-- RECORDS FOR THE TASK start --
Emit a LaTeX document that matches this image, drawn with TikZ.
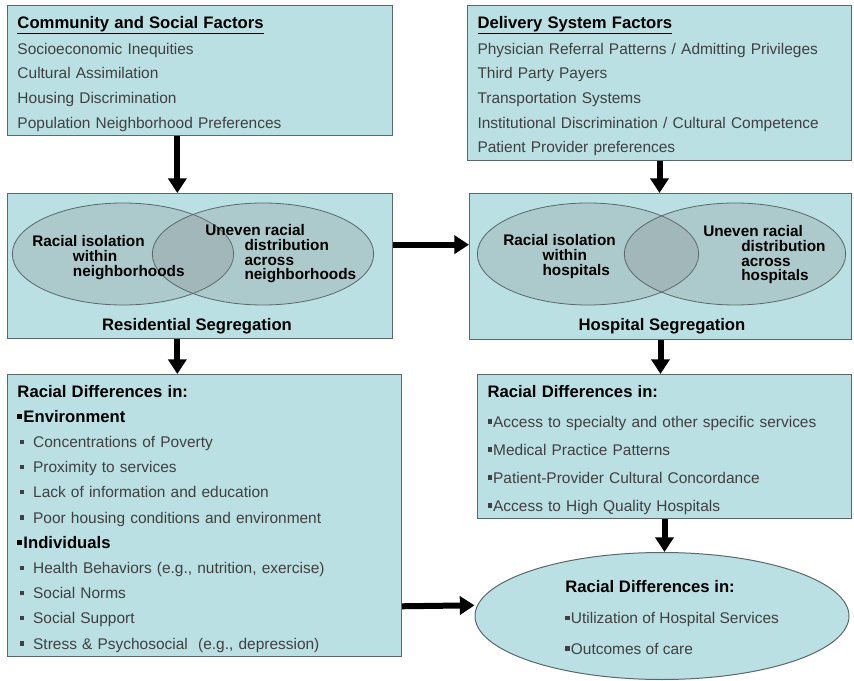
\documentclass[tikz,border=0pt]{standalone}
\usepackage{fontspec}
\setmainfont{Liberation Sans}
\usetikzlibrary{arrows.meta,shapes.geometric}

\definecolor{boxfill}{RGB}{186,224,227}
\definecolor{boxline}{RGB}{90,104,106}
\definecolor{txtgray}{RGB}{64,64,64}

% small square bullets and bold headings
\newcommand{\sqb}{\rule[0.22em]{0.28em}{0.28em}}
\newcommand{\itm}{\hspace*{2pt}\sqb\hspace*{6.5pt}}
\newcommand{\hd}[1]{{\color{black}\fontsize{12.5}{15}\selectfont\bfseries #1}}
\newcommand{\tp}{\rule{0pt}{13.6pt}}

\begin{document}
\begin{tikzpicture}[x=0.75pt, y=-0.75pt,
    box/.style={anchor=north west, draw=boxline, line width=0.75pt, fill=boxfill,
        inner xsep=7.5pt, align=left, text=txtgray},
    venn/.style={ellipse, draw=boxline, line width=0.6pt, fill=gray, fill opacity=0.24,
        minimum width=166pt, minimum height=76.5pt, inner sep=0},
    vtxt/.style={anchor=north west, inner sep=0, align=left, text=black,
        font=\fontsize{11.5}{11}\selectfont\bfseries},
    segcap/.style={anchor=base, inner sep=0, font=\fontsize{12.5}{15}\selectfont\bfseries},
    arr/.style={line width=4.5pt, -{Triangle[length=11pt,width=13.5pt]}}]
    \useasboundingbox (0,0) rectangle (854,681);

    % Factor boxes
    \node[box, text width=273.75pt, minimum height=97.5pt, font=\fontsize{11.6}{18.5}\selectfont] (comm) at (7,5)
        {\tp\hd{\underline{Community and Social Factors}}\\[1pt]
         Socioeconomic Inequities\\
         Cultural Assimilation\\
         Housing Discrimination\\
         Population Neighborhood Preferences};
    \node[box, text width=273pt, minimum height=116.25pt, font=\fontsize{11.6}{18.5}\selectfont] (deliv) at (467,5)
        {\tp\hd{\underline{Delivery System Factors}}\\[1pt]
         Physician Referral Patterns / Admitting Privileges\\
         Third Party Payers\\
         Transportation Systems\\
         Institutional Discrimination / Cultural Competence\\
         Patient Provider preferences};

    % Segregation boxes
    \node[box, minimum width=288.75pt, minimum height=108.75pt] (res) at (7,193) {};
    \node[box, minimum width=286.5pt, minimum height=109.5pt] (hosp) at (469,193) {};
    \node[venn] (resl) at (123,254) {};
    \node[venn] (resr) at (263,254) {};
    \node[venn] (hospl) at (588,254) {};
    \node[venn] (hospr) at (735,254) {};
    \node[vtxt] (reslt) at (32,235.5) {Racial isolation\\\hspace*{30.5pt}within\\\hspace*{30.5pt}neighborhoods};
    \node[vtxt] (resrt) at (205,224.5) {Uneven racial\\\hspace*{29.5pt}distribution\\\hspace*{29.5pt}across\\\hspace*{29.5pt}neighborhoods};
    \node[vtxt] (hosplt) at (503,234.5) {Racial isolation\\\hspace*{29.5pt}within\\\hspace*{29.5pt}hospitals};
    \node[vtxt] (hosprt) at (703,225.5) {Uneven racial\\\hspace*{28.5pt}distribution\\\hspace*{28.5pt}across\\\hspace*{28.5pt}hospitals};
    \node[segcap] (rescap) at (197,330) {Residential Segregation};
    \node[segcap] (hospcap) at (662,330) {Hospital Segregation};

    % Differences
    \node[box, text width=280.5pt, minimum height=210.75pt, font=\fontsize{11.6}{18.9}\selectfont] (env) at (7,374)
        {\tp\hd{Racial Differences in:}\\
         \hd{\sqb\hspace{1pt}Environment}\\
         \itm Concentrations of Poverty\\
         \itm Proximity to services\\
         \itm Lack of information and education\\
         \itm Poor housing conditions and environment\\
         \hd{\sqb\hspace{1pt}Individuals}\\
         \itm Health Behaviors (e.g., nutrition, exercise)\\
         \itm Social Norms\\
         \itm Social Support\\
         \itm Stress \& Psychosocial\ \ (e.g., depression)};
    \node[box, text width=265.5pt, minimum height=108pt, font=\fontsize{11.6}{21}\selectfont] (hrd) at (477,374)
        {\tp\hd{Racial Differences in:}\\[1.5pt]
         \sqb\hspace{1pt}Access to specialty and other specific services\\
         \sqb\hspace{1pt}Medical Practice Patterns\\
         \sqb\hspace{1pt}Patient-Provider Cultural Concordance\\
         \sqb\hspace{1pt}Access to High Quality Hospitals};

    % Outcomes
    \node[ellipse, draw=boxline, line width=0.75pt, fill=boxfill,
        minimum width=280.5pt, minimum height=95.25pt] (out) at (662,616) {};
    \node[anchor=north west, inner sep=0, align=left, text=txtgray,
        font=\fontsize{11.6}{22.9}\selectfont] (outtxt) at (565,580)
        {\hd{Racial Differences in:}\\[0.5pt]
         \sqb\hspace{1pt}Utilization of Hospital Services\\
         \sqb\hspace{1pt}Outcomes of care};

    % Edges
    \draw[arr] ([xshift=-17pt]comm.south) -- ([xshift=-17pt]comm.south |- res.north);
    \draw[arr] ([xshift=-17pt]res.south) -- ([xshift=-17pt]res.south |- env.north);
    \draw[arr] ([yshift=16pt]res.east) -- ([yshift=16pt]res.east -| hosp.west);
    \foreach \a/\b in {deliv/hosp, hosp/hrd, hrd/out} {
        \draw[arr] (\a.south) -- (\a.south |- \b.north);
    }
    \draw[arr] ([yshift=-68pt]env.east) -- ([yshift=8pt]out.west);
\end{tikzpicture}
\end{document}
-- RECORDS FOR THE TASK end --
-- RECORDS FOR THE TASK start --
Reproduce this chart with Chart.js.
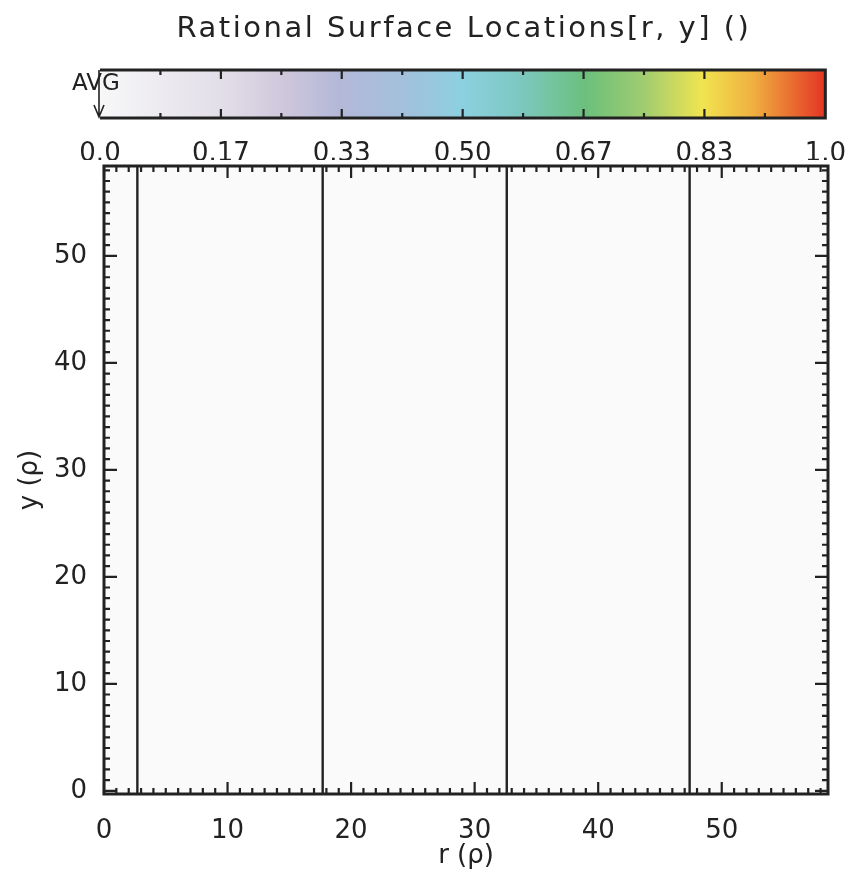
-- RECORDS FOR THE TASK end --
-- RECORDS FOR THE TASK start --
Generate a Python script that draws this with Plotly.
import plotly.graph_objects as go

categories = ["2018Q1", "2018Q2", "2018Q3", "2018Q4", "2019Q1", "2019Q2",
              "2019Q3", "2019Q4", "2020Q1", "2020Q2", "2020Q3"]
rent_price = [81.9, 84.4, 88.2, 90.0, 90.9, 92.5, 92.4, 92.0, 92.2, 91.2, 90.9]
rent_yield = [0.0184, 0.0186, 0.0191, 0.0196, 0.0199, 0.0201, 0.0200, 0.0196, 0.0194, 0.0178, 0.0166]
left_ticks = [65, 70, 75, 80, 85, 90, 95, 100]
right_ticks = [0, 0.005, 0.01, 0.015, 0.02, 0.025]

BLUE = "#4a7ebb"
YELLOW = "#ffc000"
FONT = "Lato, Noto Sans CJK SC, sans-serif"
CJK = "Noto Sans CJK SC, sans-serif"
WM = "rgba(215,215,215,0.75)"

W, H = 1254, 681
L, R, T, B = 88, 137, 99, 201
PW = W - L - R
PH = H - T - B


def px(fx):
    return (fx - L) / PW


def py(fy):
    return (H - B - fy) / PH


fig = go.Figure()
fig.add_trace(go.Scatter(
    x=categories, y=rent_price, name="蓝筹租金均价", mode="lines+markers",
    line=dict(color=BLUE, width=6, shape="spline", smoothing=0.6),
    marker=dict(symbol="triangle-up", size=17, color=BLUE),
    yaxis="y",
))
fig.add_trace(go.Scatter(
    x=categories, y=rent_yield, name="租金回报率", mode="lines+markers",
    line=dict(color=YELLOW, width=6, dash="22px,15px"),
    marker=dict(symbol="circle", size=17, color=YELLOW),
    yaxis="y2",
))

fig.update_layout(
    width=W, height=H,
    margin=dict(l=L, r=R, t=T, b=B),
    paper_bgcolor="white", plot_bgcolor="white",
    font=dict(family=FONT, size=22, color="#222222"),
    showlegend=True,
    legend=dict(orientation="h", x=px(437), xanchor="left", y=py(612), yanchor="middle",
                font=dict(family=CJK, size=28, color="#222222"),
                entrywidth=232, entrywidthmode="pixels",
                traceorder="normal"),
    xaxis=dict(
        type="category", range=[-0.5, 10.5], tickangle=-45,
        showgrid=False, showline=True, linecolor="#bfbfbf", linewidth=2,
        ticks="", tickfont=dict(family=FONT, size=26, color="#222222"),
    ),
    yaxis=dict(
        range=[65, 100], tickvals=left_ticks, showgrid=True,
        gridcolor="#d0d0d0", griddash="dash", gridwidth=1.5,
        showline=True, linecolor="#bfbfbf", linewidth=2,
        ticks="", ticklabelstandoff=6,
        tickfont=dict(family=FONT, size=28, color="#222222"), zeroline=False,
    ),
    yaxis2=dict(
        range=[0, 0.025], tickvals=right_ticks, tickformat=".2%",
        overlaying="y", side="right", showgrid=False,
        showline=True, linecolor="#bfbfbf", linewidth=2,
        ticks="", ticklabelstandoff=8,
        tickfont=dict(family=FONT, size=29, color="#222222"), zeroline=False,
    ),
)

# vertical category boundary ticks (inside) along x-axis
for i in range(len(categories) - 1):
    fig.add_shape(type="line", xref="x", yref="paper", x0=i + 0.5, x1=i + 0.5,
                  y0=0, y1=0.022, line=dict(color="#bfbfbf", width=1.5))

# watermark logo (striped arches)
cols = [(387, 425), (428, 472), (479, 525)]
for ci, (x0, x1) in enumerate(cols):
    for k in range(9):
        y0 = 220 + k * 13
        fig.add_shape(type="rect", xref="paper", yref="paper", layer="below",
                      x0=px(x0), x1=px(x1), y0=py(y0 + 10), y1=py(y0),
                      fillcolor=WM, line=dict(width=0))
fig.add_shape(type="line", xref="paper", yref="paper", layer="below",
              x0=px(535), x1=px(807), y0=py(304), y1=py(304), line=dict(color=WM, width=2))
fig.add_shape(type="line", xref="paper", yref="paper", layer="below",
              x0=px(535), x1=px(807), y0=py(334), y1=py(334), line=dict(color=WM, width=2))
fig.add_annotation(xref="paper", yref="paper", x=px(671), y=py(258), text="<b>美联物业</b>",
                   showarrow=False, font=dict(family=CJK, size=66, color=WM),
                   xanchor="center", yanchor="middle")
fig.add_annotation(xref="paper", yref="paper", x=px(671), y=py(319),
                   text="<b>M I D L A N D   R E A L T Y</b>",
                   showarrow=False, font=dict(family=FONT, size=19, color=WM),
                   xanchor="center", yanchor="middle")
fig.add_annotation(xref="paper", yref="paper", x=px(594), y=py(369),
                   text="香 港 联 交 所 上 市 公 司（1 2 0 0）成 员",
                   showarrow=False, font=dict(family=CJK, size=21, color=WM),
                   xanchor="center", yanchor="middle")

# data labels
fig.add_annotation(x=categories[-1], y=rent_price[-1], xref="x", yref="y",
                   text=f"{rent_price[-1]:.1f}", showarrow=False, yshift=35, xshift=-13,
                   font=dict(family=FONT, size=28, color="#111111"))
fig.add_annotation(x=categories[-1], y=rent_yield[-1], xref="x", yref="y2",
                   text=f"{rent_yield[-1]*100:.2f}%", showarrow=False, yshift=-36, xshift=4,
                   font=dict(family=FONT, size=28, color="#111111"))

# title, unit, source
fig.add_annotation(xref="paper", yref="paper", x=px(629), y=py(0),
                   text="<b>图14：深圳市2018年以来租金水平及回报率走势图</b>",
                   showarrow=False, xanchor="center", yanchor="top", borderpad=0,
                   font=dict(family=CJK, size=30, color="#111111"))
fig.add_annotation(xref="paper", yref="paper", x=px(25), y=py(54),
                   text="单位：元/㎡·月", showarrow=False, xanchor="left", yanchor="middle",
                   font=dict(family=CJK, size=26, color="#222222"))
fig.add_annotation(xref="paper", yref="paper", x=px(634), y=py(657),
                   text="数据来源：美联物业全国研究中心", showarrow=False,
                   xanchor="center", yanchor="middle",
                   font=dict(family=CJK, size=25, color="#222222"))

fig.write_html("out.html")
-- RECORDS FOR THE TASK end --
Except for the pictures, write out exactly the lines from the line that contains "Emit a LaTeX" through the line that contains "(0,0) rectangle (854,681);", including both.

EXERCISE RESPONSE.
Emit a LaTeX document that matches this image, drawn with TikZ.
\documentclass[tikz,border=0pt]{standalone}
\usepackage{fontspec}
\setmainfont{Liberation Sans}
\usetikzlibrary{arrows.meta,shapes.geometric}

\definecolor{boxfill}{RGB}{186,224,227}
\definecolor{boxline}{RGB}{90,104,106}
\definecolor{txtgray}{RGB}{64,64,64}

% small square bullets and bold headings
\newcommand{\sqb}{\rule[0.22em]{0.28em}{0.28em}}
\newcommand{\itm}{\hspace*{2pt}\sqb\hspace*{6.5pt}}
\newcommand{\hd}[1]{{\color{black}\fontsize{12.5}{15}\selectfont\bfseries #1}}
\newcommand{\tp}{\rule{0pt}{13.6pt}}

\begin{document}
\begin{tikzpicture}[x=0.75pt, y=-0.75pt,
    box/.style={anchor=north west, draw=boxline, line width=0.75pt, fill=boxfill,
        inner xsep=7.5pt, align=left, text=txtgray},
    venn/.style={ellipse, draw=boxline, line width=0.6pt, fill=gray, fill opacity=0.24,
        minimum width=166pt, minimum height=76.5pt, inner sep=0},
    vtxt/.style={anchor=north west, inner sep=0, align=left, text=black,
        font=\fontsize{11.5}{11}\selectfont\bfseries},
    segcap/.style={anchor=base, inner sep=0, font=\fontsize{12.5}{15}\selectfont\bfseries},
    arr/.style={line width=4.5pt, -{Triangle[length=11pt,width=13.5pt]}}]
    \useasboundingbox (0,0) rectangle (854,681);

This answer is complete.